**EXERCISE DIRECTIONS:** Among the lines below, list those containing the string "that".
· · ·
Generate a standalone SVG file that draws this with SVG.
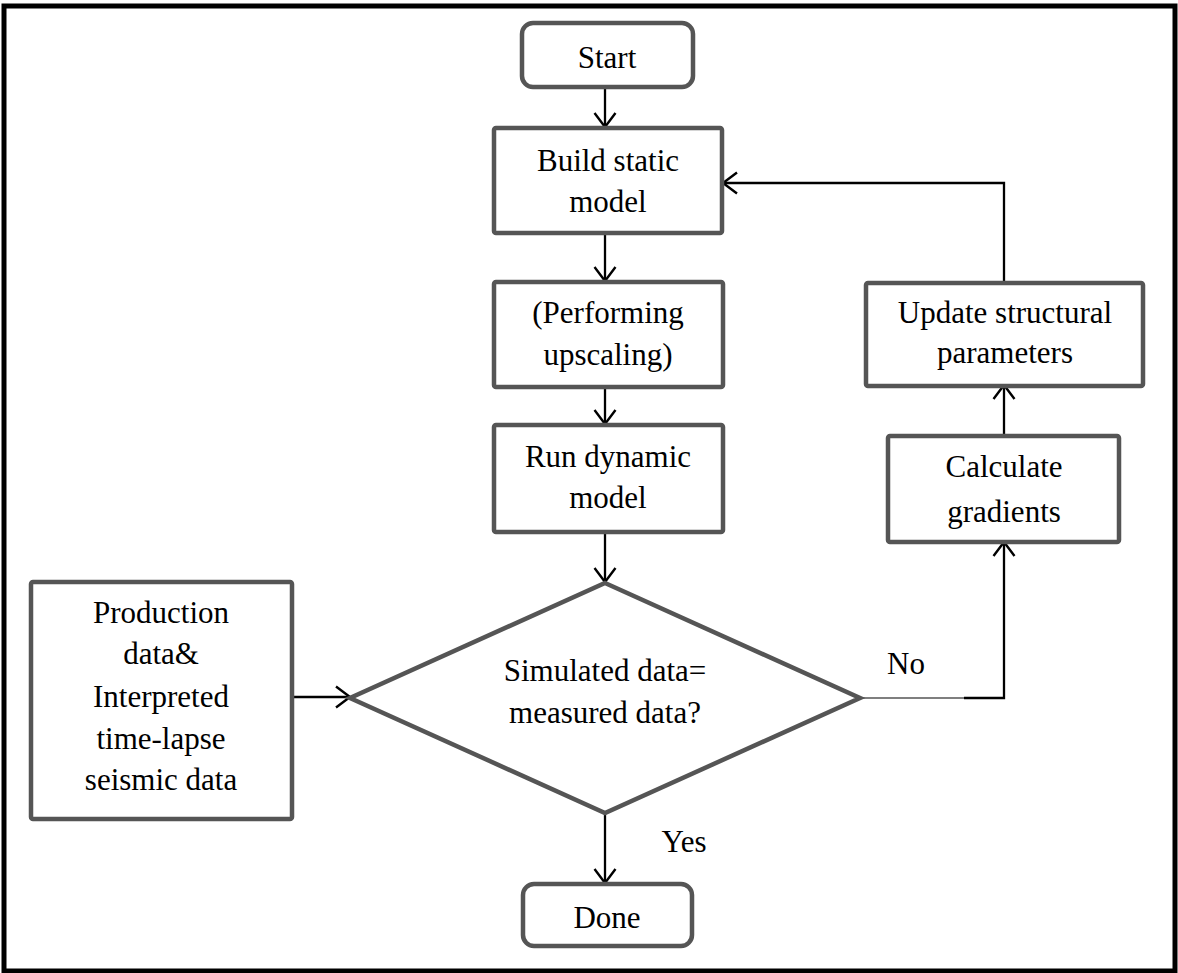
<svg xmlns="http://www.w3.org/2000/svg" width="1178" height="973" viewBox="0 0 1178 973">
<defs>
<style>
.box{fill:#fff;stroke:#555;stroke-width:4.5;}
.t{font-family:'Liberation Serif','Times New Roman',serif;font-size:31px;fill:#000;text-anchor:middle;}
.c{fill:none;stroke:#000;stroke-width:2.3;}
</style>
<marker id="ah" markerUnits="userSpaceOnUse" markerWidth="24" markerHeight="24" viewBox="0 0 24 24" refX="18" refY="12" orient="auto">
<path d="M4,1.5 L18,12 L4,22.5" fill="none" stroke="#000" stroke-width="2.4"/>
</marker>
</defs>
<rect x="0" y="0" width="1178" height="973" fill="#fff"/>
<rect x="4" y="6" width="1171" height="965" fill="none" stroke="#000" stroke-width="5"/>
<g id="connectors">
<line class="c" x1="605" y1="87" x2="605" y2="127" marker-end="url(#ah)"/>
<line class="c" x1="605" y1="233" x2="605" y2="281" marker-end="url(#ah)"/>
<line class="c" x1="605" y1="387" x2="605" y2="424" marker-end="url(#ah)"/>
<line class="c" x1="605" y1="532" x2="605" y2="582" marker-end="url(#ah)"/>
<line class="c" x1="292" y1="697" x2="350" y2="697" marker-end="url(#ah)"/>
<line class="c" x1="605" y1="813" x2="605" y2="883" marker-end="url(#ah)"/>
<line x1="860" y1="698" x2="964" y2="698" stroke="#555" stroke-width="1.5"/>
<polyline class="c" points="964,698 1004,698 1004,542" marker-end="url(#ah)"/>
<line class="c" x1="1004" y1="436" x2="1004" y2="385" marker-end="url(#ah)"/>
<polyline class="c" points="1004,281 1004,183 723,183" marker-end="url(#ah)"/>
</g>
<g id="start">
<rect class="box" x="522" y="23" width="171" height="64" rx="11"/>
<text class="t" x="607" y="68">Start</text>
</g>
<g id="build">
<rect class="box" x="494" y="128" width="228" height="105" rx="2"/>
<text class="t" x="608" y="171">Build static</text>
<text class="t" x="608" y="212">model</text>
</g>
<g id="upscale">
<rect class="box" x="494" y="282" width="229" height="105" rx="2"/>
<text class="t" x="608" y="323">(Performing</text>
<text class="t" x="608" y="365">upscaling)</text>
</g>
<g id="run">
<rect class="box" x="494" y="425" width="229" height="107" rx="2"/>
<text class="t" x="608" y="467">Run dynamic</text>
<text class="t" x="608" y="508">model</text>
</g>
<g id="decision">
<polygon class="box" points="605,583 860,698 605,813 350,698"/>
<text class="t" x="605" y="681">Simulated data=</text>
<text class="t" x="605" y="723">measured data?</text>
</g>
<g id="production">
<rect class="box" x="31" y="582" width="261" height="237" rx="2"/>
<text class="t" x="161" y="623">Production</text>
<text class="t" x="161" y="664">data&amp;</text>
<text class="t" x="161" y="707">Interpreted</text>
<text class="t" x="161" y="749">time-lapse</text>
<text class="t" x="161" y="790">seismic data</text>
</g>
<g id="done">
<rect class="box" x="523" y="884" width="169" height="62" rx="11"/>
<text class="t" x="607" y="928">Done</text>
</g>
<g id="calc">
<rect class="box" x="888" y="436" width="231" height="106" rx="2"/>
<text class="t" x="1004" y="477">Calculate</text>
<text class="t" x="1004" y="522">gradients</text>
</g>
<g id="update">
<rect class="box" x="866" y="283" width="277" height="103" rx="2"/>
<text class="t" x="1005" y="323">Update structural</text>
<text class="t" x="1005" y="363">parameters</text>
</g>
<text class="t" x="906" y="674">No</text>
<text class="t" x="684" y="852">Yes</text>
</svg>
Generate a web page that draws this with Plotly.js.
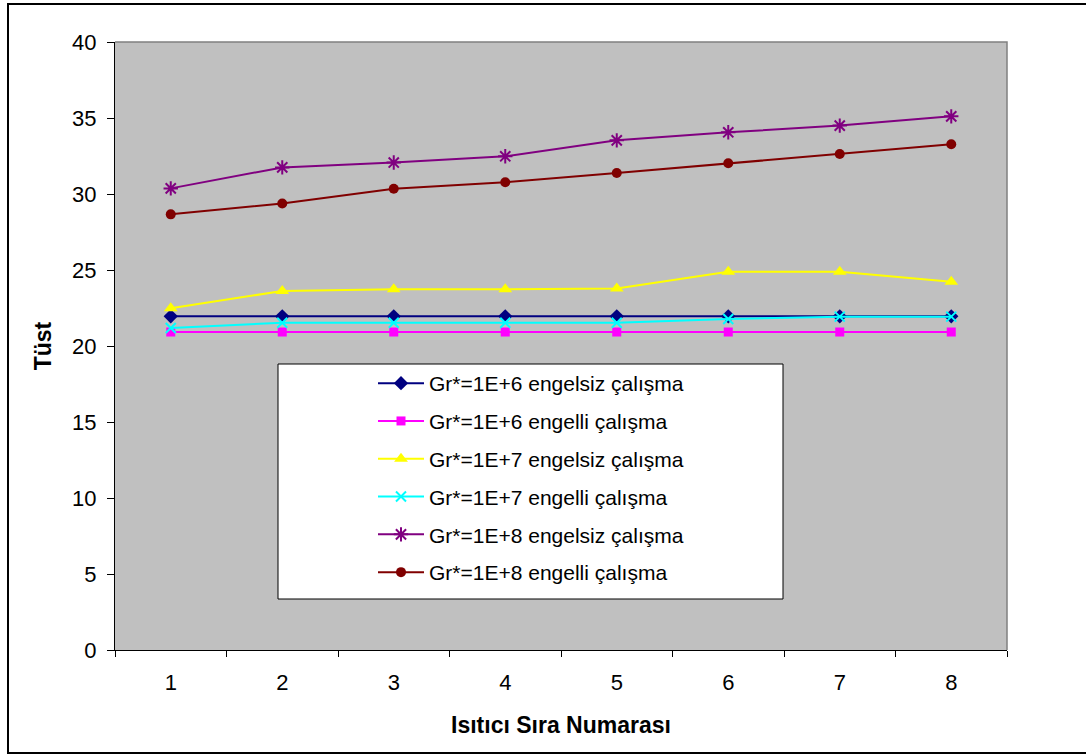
· · ·
**SOLUTION FOR THIS EXERCISE:**
Generate a standalone SVG file that draws this with SVG.
Generate a web page that draws this with Plotly.js.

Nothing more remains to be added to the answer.